» AIM
Reproduce each line of the material precisely.

» SOURCE MATERIAL

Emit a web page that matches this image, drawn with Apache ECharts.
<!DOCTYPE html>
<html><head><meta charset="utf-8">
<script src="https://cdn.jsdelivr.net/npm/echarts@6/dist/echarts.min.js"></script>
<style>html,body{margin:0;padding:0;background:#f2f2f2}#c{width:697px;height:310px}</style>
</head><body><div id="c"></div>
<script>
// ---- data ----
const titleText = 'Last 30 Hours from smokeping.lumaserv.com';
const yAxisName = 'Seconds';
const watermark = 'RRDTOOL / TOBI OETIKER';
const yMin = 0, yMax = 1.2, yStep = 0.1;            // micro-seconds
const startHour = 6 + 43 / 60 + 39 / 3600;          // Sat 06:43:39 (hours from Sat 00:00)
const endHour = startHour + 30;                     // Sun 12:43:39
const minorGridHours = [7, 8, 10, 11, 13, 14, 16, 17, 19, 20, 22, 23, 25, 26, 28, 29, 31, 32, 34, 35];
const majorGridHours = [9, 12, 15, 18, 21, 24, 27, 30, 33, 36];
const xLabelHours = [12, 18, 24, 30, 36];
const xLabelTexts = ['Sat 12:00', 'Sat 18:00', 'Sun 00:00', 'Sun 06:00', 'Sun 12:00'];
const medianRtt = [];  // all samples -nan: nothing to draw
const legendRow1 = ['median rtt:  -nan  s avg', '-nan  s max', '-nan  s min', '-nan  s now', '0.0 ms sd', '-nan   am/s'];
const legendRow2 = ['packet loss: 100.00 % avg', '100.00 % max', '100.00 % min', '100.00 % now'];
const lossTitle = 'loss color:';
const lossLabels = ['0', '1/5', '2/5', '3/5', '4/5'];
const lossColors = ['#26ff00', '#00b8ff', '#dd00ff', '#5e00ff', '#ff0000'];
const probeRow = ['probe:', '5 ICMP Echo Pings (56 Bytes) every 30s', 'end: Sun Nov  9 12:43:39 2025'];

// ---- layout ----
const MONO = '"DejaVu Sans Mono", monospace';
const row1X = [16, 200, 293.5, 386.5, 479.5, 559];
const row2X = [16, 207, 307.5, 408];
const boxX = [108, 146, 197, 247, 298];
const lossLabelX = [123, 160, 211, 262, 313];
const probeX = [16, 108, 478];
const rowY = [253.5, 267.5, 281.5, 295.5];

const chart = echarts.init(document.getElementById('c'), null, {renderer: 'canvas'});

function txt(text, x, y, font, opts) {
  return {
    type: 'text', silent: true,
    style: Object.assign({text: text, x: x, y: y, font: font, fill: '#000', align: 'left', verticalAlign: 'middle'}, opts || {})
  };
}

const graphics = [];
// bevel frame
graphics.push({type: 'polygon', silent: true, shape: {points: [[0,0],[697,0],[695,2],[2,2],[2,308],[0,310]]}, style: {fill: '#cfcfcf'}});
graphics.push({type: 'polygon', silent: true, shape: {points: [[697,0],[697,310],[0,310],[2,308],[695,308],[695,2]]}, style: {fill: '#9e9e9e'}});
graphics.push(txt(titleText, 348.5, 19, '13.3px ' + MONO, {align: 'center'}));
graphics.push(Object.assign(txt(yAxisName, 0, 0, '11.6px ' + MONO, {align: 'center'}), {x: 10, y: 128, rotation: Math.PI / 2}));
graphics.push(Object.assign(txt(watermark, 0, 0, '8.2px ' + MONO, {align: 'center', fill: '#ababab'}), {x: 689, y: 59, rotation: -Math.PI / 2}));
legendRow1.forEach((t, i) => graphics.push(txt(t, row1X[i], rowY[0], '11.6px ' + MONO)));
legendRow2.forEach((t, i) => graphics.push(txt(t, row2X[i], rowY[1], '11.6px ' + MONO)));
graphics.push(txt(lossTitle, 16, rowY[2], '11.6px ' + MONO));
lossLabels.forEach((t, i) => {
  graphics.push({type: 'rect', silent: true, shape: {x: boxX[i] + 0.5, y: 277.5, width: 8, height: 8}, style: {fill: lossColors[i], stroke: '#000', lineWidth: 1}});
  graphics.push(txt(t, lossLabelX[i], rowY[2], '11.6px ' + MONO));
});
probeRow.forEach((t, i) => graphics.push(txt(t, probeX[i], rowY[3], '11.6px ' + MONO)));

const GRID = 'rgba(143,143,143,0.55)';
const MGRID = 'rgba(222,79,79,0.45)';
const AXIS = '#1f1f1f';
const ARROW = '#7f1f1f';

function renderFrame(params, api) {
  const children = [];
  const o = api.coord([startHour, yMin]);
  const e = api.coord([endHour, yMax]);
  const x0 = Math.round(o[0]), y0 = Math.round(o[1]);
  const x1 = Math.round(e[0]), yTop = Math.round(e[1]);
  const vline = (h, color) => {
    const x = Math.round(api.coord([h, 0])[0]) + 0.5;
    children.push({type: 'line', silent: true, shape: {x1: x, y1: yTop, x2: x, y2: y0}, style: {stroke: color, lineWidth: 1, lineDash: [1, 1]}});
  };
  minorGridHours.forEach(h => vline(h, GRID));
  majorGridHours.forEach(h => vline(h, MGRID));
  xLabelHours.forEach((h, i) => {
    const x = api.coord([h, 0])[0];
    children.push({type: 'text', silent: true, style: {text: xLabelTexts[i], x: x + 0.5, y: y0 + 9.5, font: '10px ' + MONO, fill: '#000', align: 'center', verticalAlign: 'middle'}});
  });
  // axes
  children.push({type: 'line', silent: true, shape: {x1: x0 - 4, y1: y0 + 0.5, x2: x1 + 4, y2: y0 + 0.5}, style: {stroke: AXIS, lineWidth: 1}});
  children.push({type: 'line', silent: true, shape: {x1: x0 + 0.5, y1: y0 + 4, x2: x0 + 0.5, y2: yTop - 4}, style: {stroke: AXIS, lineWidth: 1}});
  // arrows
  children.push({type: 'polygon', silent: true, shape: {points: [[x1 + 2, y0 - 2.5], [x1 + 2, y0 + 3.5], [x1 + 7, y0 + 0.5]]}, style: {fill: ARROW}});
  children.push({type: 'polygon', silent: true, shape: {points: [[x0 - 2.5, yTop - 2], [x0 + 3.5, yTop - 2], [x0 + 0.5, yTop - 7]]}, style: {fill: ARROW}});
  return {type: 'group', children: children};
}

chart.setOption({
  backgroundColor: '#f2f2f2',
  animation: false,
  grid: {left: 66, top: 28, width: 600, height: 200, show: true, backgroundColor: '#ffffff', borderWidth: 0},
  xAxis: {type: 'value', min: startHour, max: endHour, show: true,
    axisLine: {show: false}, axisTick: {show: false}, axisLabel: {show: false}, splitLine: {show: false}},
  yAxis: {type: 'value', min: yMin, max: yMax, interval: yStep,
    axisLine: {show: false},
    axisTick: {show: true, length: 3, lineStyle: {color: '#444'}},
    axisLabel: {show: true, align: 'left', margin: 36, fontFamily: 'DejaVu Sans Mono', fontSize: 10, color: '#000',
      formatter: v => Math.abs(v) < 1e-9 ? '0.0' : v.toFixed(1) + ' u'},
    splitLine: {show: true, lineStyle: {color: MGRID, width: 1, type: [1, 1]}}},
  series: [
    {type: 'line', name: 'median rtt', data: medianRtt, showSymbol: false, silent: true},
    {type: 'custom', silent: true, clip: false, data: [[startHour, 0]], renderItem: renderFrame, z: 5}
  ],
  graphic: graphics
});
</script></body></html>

» EXERCISE SOLUTION
Emit a web page that matches this image, drawn with Apache ECharts.
<!DOCTYPE html>
<html><head><meta charset="utf-8">
<script src="https://cdn.jsdelivr.net/npm/echarts@6/dist/echarts.min.js"></script>
<style>html,body{margin:0;padding:0;background:#f2f2f2}#c{width:697px;height:310px}</style>
</head><body><div id="c"></div>
<script>
// ---- data ----
const titleText = 'Last 30 Hours from smokeping.lumaserv.com';
const yAxisName = 'Seconds';
const watermark = 'RRDTOOL / TOBI OETIKER';
const yMin = 0, yMax = 1.2, yStep = 0.1;            // micro-seconds
const startHour = 6 + 43 / 60 + 39 / 3600;          // Sat 06:43:39 (hours from Sat 00:00)
const endHour = startHour + 30;                     // Sun 12:43:39
const minorGridHours = [7, 8, 10, 11, 13, 14, 16, 17, 19, 20, 22, 23, 25, 26, 28, 29, 31, 32, 34, 35];
const majorGridHours = [9, 12, 15, 18, 21, 24, 27, 30, 33, 36];
const xLabelHours = [12, 18, 24, 30, 36];
const xLabelTexts = ['Sat 12:00', 'Sat 18:00', 'Sun 00:00', 'Sun 06:00', 'Sun 12:00'];
const medianRtt = [];  // all samples -nan: nothing to draw
const legendRow1 = ['median rtt:  -nan  s avg', '-nan  s max', '-nan  s min', '-nan  s now', '0.0 ms sd', '-nan   am/s'];
const legendRow2 = ['packet loss: 100.00 % avg', '100.00 % max', '100.00 % min', '100.00 % now'];
const lossTitle = 'loss color:';
const lossLabels = ['0', '1/5', '2/5', '3/5', '4/5'];
const lossColors = ['#26ff00', '#00b8ff', '#dd00ff', '#5e00ff', '#ff0000'];
const probeRow = ['probe:', '5 ICMP Echo Pings (56 Bytes) every 30s', 'end: Sun Nov  9 12:43:39 2025'];

// ---- layout ----
const MONO = '"DejaVu Sans Mono", monospace';
const row1X = [16, 200, 293.5, 386.5, 479.5, 559];
const row2X = [16, 207, 307.5, 408];
const boxX = [108, 146, 197, 247, 298];
const lossLabelX = [123, 160, 211, 262, 313];
const probeX = [16, 108, 478];
const rowY = [253.5, 267.5, 281.5, 295.5];

const chart = echarts.init(document.getElementById('c'), null, {renderer: 'canvas'});

function txt(text, x, y, font, opts) {
  return {
    type: 'text', silent: true,
    style: Object.assign({text: text, x: x, y: y, font: font, fill: '#000', align: 'left', verticalAlign: 'middle'}, opts || {})
  };
}

const graphics = [];
// bevel frame
graphics.push({type: 'polygon', silent: true, shape: {points: [[0,0],[697,0],[695,2],[2,2],[2,308],[0,310]]}, style: {fill: '#cfcfcf'}});
graphics.push({type: 'polygon', silent: true, shape: {points: [[697,0],[697,310],[0,310],[2,308],[695,308],[695,2]]}, style: {fill: '#9e9e9e'}});
graphics.push(txt(titleText, 348.5, 19, '13.3px ' + MONO, {align: 'center'}));
graphics.push(Object.assign(txt(yAxisName, 0, 0, '11.6px ' + MONO, {align: 'center'}), {x: 10, y: 128, rotation: Math.PI / 2}));
graphics.push(Object.assign(txt(watermark, 0, 0, '8.2px ' + MONO, {align: 'center', fill: '#ababab'}), {x: 689, y: 59, rotation: -Math.PI / 2}));
legendRow1.forEach((t, i) => graphics.push(txt(t, row1X[i], rowY[0], '11.6px ' + MONO)));
legendRow2.forEach((t, i) => graphics.push(txt(t, row2X[i], rowY[1], '11.6px ' + MONO)));
graphics.push(txt(lossTitle, 16, rowY[2], '11.6px ' + MONO));
lossLabels.forEach((t, i) => {
  graphics.push({type: 'rect', silent: true, shape: {x: boxX[i] + 0.5, y: 277.5, width: 8, height: 8}, style: {fill: lossColors[i], stroke: '#000', lineWidth: 1}});
  graphics.push(txt(t, lossLabelX[i], rowY[2], '11.6px ' + MONO));
});
probeRow.forEach((t, i) => graphics.push(txt(t, probeX[i], rowY[3], '11.6px ' + MONO)));

const GRID = 'rgba(143,143,143,0.55)';
const MGRID = 'rgba(222,79,79,0.45)';
const AXIS = '#1f1f1f';
const ARROW = '#7f1f1f';

function renderFrame(params, api) {
  const children = [];
  const o = api.coord([startHour, yMin]);
  const e = api.coord([endHour, yMax]);
  const x0 = Math.round(o[0]), y0 = Math.round(o[1]);
  const x1 = Math.round(e[0]), yTop = Math.round(e[1]);
  const vline = (h, color) => {
    const x = Math.round(api.coord([h, 0])[0]) + 0.5;
    children.push({type: 'line', silent: true, shape: {x1: x, y1: yTop, x2: x, y2: y0}, style: {stroke: color, lineWidth: 1, lineDash: [1, 1]}});
  };
  minorGridHours.forEach(h => vline(h, GRID));
  majorGridHours.forEach(h => vline(h, MGRID));
  xLabelHours.forEach((h, i) => {
    const x = api.coord([h, 0])[0];
    children.push({type: 'text', silent: true, style: {text: xLabelTexts[i], x: x + 0.5, y: y0 + 9.5, font: '10px ' + MONO, fill: '#000', align: 'center', verticalAlign: 'middle'}});
  });
  // axes
  children.push({type: 'line', silent: true, shape: {x1: x0 - 4, y1: y0 + 0.5, x2: x1 + 4, y2: y0 + 0.5}, style: {stroke: AXIS, lineWidth: 1}});
  children.push({type: 'line', silent: true, shape: {x1: x0 + 0.5, y1: y0 + 4, x2: x0 + 0.5, y2: yTop - 4}, style: {stroke: AXIS, lineWidth: 1}});
  // arrows
  children.push({type: 'polygon', silent: true, shape: {points: [[x1 + 2, y0 - 2.5], [x1 + 2, y0 + 3.5], [x1 + 7, y0 + 0.5]]}, style: {fill: ARROW}});
  children.push({type: 'polygon', silent: true, shape: {points: [[x0 - 2.5, yTop - 2], [x0 + 3.5, yTop - 2], [x0 + 0.5, yTop - 7]]}, style: {fill: ARROW}});
  return {type: 'group', children: children};
}

chart.setOption({
  backgroundColor: '#f2f2f2',
  animation: false,
  grid: {left: 66, top: 28, width: 600, height: 200, show: true, backgroundColor: '#ffffff', borderWidth: 0},
  xAxis: {type: 'value', min: startHour, max: endHour, show: true,
    axisLine: {show: false}, axisTick: {show: false}, axisLabel: {show: false}, splitLine: {show: false}},
  yAxis: {type: 'value', min: yMin, max: yMax, interval: yStep,
    axisLine: {show: false},
    axisTick: {show: true, length: 3, lineStyle: {color: '#444'}},
    axisLabel: {show: true, align: 'left', margin: 36, fontFamily: 'DejaVu Sans Mono', fontSize: 10, color: '#000',
      formatter: v => Math.abs(v) < 1e-9 ? '0.0' : v.toFixed(1) + ' u'},
    splitLine: {show: true, lineStyle: {color: MGRID, width: 1, type: [1, 1]}}},
  series: [
    {type: 'line', name: 'median rtt', data: medianRtt, showSymbol: false, silent: true},
    {type: 'custom', silent: true, clip: false, data: [[startHour, 0]], renderItem: renderFrame, z: 5}
  ],
  graphic: graphics
});
</script></body></html>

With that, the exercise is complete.